──────── STORED DATA ────────
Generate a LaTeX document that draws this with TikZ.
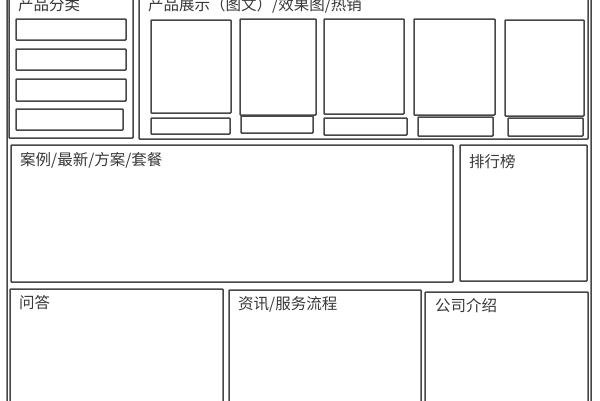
\documentclass[tikz,border=0pt]{standalone}
\usepackage{fontspec}
\newfontfamily\cjk{Noto Sans CJK SC}
\begin{document}
\begin{tikzpicture}[x=1pt,y=-1pt,
  box/.style={draw=black!72,line width=1.5pt,rounded corners=0.8pt},
  lbl/.style={anchor=west,inner sep=0pt,font=\cjk\fontsize{15.5}{16}\selectfont,text=black!78}]
\useasboundingbox[fill=white] (0,0) rectangle (600,400);
\begin{scope}
\clip (0,0) rectangle (600,400);
% outer frame
\draw[box] (7,-10) rectangle (591,410);
% top left panel
\draw[box] (9,-10) rectangle (133,138);
\draw[box] (16,19) rectangle (126,40);
\draw[box] (16,49) rectangle (126,70);
\draw[box] (16,79) rectangle (126,101);
\draw[box] (16,109) rectangle (123,130);
% top right panel
\draw[box] (139,-10) rectangle (588,139);
\draw[box] (151,20) rectangle (231,113);
\draw[box] (151,118) rectangle (230,134);
\draw[box] (240,19) rectangle (316,115);
\draw[box] (241,116) rectangle (313,133);
\draw[box] (324,19) rectangle (404,114);
\draw[box] (324,118) rectangle (407,135);
\draw[box] (414,19) rectangle (495,115);
\draw[box] (418,117) rectangle (493,136);
\draw[box] (505,20) rectangle (584,116);
\draw[box] (508,118) rectangle (583,136);
% middle row
\draw[box] (11,145) rectangle (453,282);
\draw[box] (460,145) rectangle (587,281);
% bottom row
\draw[box] (10,289) rectangle (223,410);
\draw[box] (229,290) rectangle (421,410);
\draw[box] (425,292) rectangle (588,410);
% labels
\node[lbl] (t1) at (18,4.5) {产品分类};
\node[lbl] (t2) at (148,5) {产品展示（图文）/效果图/热销};
\node[lbl] (t3) at (20,160) {案例/最新/方案/套餐};
\node[lbl] (t4) at (469,162) {排行榜};
\node[lbl] (t5) at (19,303) {问答};
\node[lbl] (t6) at (238,304) {资讯/服务流程};
\node[lbl] (t7) at (435,306) {公司介绍};
\end{scope}
\end{tikzpicture}
\end{document}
────────
Copy every line above word for word and exclude the pictures.

§ RESULT OF THIS TASK:
Generate a LaTeX document that draws this with TikZ.
\documentclass[tikz,border=0pt]{standalone}
\usepackage{fontspec}
\newfontfamily\cjk{Noto Sans CJK SC}
\begin{document}
\begin{tikzpicture}[x=1pt,y=-1pt,
  box/.style={draw=black!72,line width=1.5pt,rounded corners=0.8pt},
  lbl/.style={anchor=west,inner sep=0pt,font=\cjk\fontsize{15.5}{16}\selectfont,text=black!78}]
\useasboundingbox[fill=white] (0,0) rectangle (600,400);
\begin{scope}
\clip (0,0) rectangle (600,400);
% outer frame
\draw[box] (7,-10) rectangle (591,410);
% top left panel
\draw[box] (9,-10) rectangle (133,138);
\draw[box] (16,19) rectangle (126,40);
\draw[box] (16,49) rectangle (126,70);
\draw[box] (16,79) rectangle (126,101);
\draw[box] (16,109) rectangle (123,130);
% top right panel
\draw[box] (139,-10) rectangle (588,139);
\draw[box] (151,20) rectangle (231,113);
\draw[box] (151,118) rectangle (230,134);
\draw[box] (240,19) rectangle (316,115);
\draw[box] (241,116) rectangle (313,133);
\draw[box] (324,19) rectangle (404,114);
\draw[box] (324,118) rectangle (407,135);
\draw[box] (414,19) rectangle (495,115);
\draw[box] (418,117) rectangle (493,136);
\draw[box] (505,20) rectangle (584,116);
\draw[box] (508,118) rectangle (583,136);
% middle row
\draw[box] (11,145) rectangle (453,282);
\draw[box] (460,145) rectangle (587,281);
% bottom row
\draw[box] (10,289) rectangle (223,410);
\draw[box] (229,290) rectangle (421,410);
\draw[box] (425,292) rectangle (588,410);
% labels
\node[lbl] (t1) at (18,4.5) {产品分类};
\node[lbl] (t2) at (148,5) {产品展示（图文）/效果图/热销};
\node[lbl] (t3) at (20,160) {案例/最新/方案/套餐};
\node[lbl] (t4) at (469,162) {排行榜};
\node[lbl] (t5) at (19,303) {问答};
\node[lbl] (t6) at (238,304) {资讯/服务流程};
\node[lbl] (t7) at (435,306) {公司介绍};
\end{scope}
\end{tikzpicture}
\end{document}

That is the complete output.